The waves weren’t huge but they were treacherous, making the 79th Taplin race one of the most memorable in recent years.

“I would say that the sets were about 6 foot on the face but what made it very challenging was that it was a very short interval swell that was breaking in about 2 feet of water,” said Capt. Tom Seth, a Southern Section doryman. “Venice broke their paddleboard on Friday night when it hit the bottom. I’ve never heard of that happening before.”

When Bark got in the water, he saw two things he couldn’t help but like: paddlers ahead of him, and bumpy surf.

“I secretly like being behind going into it, because if you are up front you can’t physically make yourself go 100 percent,” Bark said. “But if you are chasing someone, you have to match that speed and catch up. So it kind of forced me, like ‘Okay, I’m going to catch up with them, I’m going draft off them, and then I’m going to catch some bumps and go to the beach.’”

Which is exactly what he did, catapulting Southern Section into the lead in what had been an extraordinarily tight race between the local guards and the Central and Northern sections (from Venice and Zuma, respectively). Bark hunted down the paddlers ahead of him and then pounced on them coming furiously towards the shore.

“I love catching bumps in the dark,” he said. “You’ve got to feel them, so if you don’t spend time in bumps, it’s going to be a little trickier. Luckily I’ve been in bumps a lot, so you can just feel the board and catch waves the whole way in.”

L.A. County Lifeguard Capt. Tom Seth completes the final leg of the Judge Irving Taplin Medley Relay championship Saturday night north of the Hermosa Beach Pier. The Southern Section’s victory earned Seth his record 19th time on the Taplin Bell. Photo

Bark’s paddle gave the dory crew a lead, but to keep it they’d have to navigate the crashing surf, which would indeed later cause a thumping collision between two lagging teams and an capsizing of the Cal State dory.

Swift, who with Mike Murphy rowed the first of Southern section’s four dory legs, said there’s a good reason why the most experienced guards man the boats.

“It’s on-the-boat experience, man,” said Swift. “You want old guys in the boat because they are not going to make mistakes. You make a mistake in a dory it’ll cost you at least 30 seconds.”

Bark looked on in admiration as the dory crews launched into the surf.

“They are insane,” he said. “Watching them race is insane and watching them in the surf is just so scary and stressful. So it’s fun. I mean, half these guys were my Jr. Guard instructors nine years ago —  both the Murphys [Mike and brother Brian]. It’s awesome to be on the same team together.”

The first dory faced the biggest waves and maintained the lead. By the team’s fourth dory, the lead was intact but had been narrowed. Zuma rode a wave in that very nearly caught the leaders, but then had a slow transition between the third and anchor dory crews that allowed Southern’s anchor team of Seth and Micah Carlson to get out past the break before their competition had reentered the surf. Southern Section executed quick turnarounds between all four dory crews.

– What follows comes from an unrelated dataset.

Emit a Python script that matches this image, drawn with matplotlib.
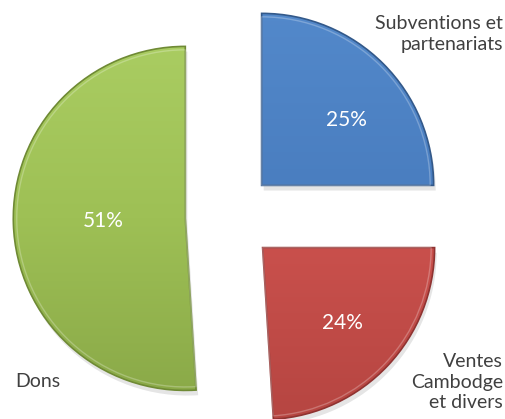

“The turnarounds are where all the equipment gets broken, it’s where the dory boats go upside down, it’s where people get injured —  that’s where all the action is,” Seth said. “Once you get past the surfline, it’s a walk in the park, but on the inside, those transitions are dangerous, and we practice it.”

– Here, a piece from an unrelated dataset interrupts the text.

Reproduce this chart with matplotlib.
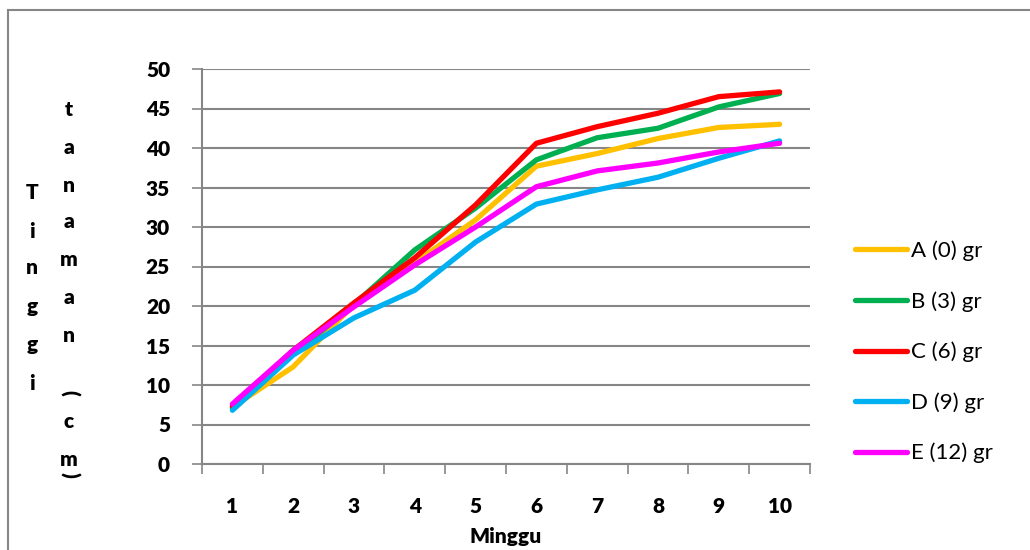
import matplotlib.pyplot as plt
import matplotlib as mpl
from matplotlib.patches import Rectangle

mpl.rcParams["font.family"] = ["Lato", "DejaVu Sans"]

# ---- Data ----
weeks = [1, 2, 3, 4, 5, 6, 7, 8, 9, 10]
series_labels = ["A (0) gr", "B (3) gr", "C (6) gr", "D (9) gr", "E (12) gr"]
a_vals = [7.2, 12.3, 20.2, 25.5, 30.9, 37.7, 39.3, 41.2, 42.6, 43.0]
b_vals = [7.0, 13.9, 20.2, 27.1, 32.4, 38.5, 41.3, 42.5, 45.2, 46.9]
c_vals = [7.3, 14.4, 20.4, 26.1, 32.8, 40.6, 42.7, 44.4, 46.5, 47.1]
d_vals = [6.8, 13.8, 18.5, 22.0, 28.1, 32.9, 34.7, 36.3, 38.7, 40.9]
e_vals = [7.6, 14.4, 19.9, 25.2, 30.0, 35.1, 37.1, 38.1, 39.5, 40.6]
colors = ["#FFC000", "#00B050", "#FF0000", "#00B0F0", "#FF00FF"]

W, H = 1030, 550
fig = plt.figure(figsize=(W / 100, H / 100), dpi=100)
fig.patch.set_facecolor("white")

# outer chart border (runs off the right/bottom edge)
fig.patches.append(Rectangle((8 / W, -0.05), 1.1, (H - 10) / H + 0.05,
                             transform=fig.transFigure, fill=False,
                             edgecolor="#868686", linewidth=1.5))

ax = fig.add_axes([202 / W, (H - 464) / H, (810 - 202) / W, (464 - 69) / H])

grid_c = "#868686"
for vals, lab, col in zip([a_vals, b_vals, c_vals, d_vals, e_vals], series_labels, colors):
    ax.plot(weeks, vals, color=col, linewidth=3.8, label=lab,
            solid_capstyle="round", solid_joinstyle="round", zorder=3)

ax.set_xlim(0.5, 10.5)
ax.set_ylim(0, 50)
ax.set_yticks(range(0, 51, 5))
ax.set_xticks(weeks)
ax.set_xticks([w + 0.5 for w in [0] + weeks], minor=True)
ax.tick_params(axis="x", which="major", length=0, pad=24, labelsize=15)
ax.tick_params(axis="x", which="minor", length=7, width=1.2, color=grid_c, direction="out")
ax.tick_params(axis="y", length=7, width=1.2, color=grid_c, direction="out", pad=16, labelsize=15)
for lab in ax.get_xticklabels() + ax.get_yticklabels():
    lab.set_fontweight("heavy")

ax.grid(axis="y", color=grid_c, linewidth=1.5, zorder=0)
ax.set_axisbelow(True)
for s in ["top", "right"]:
    ax.spines[s].set_visible(False)
for s in ["left", "bottom"]:
    ax.spines[s].set_color(grid_c)
    ax.spines[s].set_linewidth(1.5)

fig.text(506 / W, 1 - 537 / H, "Minggu", ha="center", va="center",
         fontsize=15, fontweight="heavy")

# stacked y-axis label letters
col1 = ["T", "i", "n", "g", "g", "i"]
col1_y = [193, 232, 268, 307, 345, 383]
for ch, y in zip(col1, col1_y):
    fig.text(32 / W, 1 - y / H, ch, ha="center", va="center",
             fontsize=15, fontweight="heavy")
col2 = ["t", "a", "n", "a", "m", "a", "n", "(", "c", "m", ")"]
col2_y = [110, 147, 185, 222, 260, 298, 335, 393, 422, 460, 475]
for ch, y in zip(col2, col2_y):
    rot = -90 if ch in "()" else 0
    fig.text(69 / W, 1 - y / H, ch, ha="center", va="center",
             fontsize=15, fontweight="heavy", rotation=rot)

fig.legend(loc="center left", bbox_to_anchor=(835 / W, 1 - 352 / H),
           frameon=False, fontsize=16, handlelength=2.35, handletextpad=0.15,
           labelspacing=1.35)

fig.savefig("out.png", dpi=100, facecolor="white")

Seth and Carlson knew the Taplin was theirs for the taking if they could just get out past the break.

“When we got pushed off, the guy pushing us said, ‘There’s waves,’” Seth said. “So I had that on my mind, but I looked over my shoulder a couple times and didn’t see anything. There were some big waves on the outside, so I thought we were out, and five strokes later we went over a couple big waves. And that freaked me out, but when we got over those waves, I told my partner, ‘We just won.’”

In the traditional victory celebration, each member of the team rings the Taplin Bell the number of times each had won. Seth rang the bell 19 times, tying Mel Solberg for the most in the storied race’s history. Swift, although a veteran guard, rang the bell for the very first time. He just moved to California from the East Coast three years ago, fulfilling a lifelong dream.

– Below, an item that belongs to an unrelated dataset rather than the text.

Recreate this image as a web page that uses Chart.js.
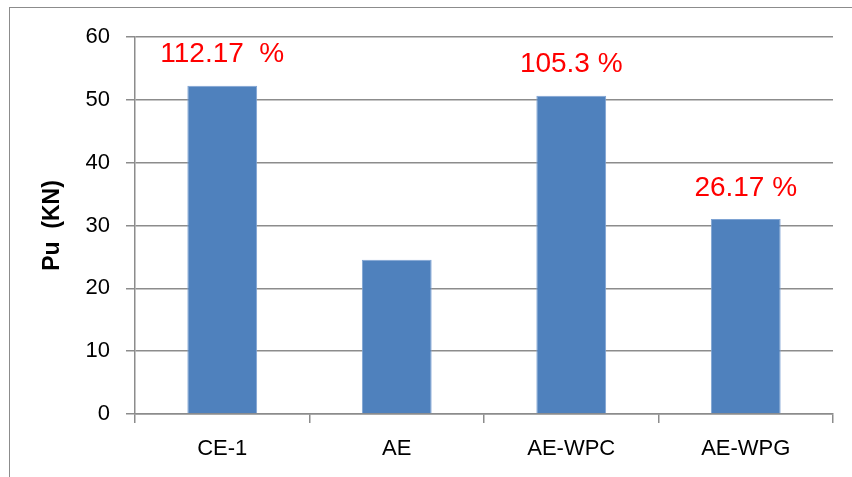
<!DOCTYPE html>
<html>
<head>
<meta charset="utf-8">
<script src="https://cdn.jsdelivr.net/npm/chart.js@4"></script>
<style>
  body { margin: 0; background: #fff; }
  #wrap { position: relative; width: 852px; height: 477px; overflow: hidden; }
  #frame { position: absolute; left: 9px; top: 7px; width: 900px; height: 520px; border: 1px solid #8c8c8c; }
  canvas { position: absolute; left: 0; top: 0; }
</style>
</head>
<body>
<div id="wrap">
  <div id="frame"></div>
  <canvas id="chart" width="852" height="477"></canvas>
</div>
<script>
const categories = ['CE-1', 'AE', 'AE-WPC', 'AE-WPG'];
const pu = [52.25, 24.55, 50.65, 31.05];
const pctLabels = ['112.17  %', '', '105.3 %', '26.17 %'];

// red percentage text above each bar
const barLabels = {
  id: 'barLabels',
  afterDatasetsDraw(chart) {
    const ctx = chart.ctx;
    const meta = chart.getDatasetMeta(0);
    ctx.save();
    ctx.fillStyle = '#ff0000';
    ctx.font = '28px "Liberation Sans", Arial, sans-serif';
    ctx.textAlign = 'center';
    ctx.textBaseline = 'middle';
    meta.data.forEach((bar, i) => {
      if (!pctLabels[i]) return;
      ctx.fillText(pctLabels[i], bar.x, bar.y - 31);
    });
    ctx.restore();
  }
};

new Chart(document.getElementById('chart'), {
  type: 'bar',
  data: {
    labels: categories,
    datasets: [{
      data: pu,
      backgroundColor: '#4f81bd',
      borderColor: '#7ea3d3',
      borderWidth: 1,
      categoryPercentage: 1,
      barPercentage: 0.4
    }]
  },
  options: {
    responsive: false,
    animation: false,
    layout: { padding: { top: 37, right: 19, left: 0, bottom: 0 } },
    plugins: { legend: { display: false }, tooltip: { enabled: false } },
    scales: {
      x: {
        grid: { display: true, drawOnChartArea: false, color: '#8c8c8c', lineWidth: 1.5, tickLength: 9 },
        border: { color: '#8c8c8c', width: 1.5 },
        ticks: { color: '#000', font: { family: '"Liberation Sans", Arial, sans-serif', size: 22 }, padding: 13 },
        afterFit(scale) { scale.height = 63; }
      },
      y: {
        min: 0, max: 60,
        ticks: { stepSize: 10, color: '#000', font: { family: '"Liberation Sans", Arial, sans-serif', size: 22 }, padding: 16 },
        grid: { color: '#8c8c8c', lineWidth: 1.5, tickLength: 9 },
        border: { color: '#8c8c8c', width: 1.5 },
        title: {
          display: true,
          text: 'Pu  (KN)',
          color: '#000',
          font: { family: '"Liberation Sans", Arial, sans-serif', size: 23, weight: 'bold' },
          padding: { top: 39, bottom: 0 }
        },
        afterFit(scale) { scale.width = 135; }
      }
    }
  },
  plugins: [barLabels]
});
</script>
</body>
</html>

“I’m on the bell,” Swift said. “This is the California dream. You know where I’m from? The Jersey Shore. Growing up there, freeze in the winter times, surf big surf… I used to read the American Lifeguard magazine. I went to my first lifeguard nationals in 1988 when I was 15 years old, and I met all the California lifeguards —  cool dudes, and that’s where I wanted to go.”

Swift lifeguarded in Florida a few years and spent 10 years in law enforcement before coming west.

“And here I am, an LA County lifeguard,” he said. “This is what I’m going to do the rest of my life…. The lifeguard community is the best sorority or fraternity you could ever join because someone is always helping you. When I started the Jr. Guards in 1980, it was a bunch of WWII vets, and they saw something and encouraged me. And I’m passing that on to these kids.”

The Southern Section team ranged from 19 (swimmers Will Abele and Wyatt Kirchner) to 60 (doryman Mike O’Donnell).

“We’ve got a good team, a lot of guys who just know how to swim and paddle and row,” Bark said.

“So the old guys got it done,” Swift said, “with some young blood in there.”

LACO Southern “A” team, swimmers: Kevin Fink, Ryan Bullock, Will Abele, Wyatt Kirchner; paddlers: Shane Gallas, Jack Bark, Jake Miller, Brian Murphy; Dory Crews: Mike Wurzel & Tyler Morgan, Tom Seth and Micah Carlson, Mike O’Donnell and Jeff Hart, Tom Swift and Mike Murphy.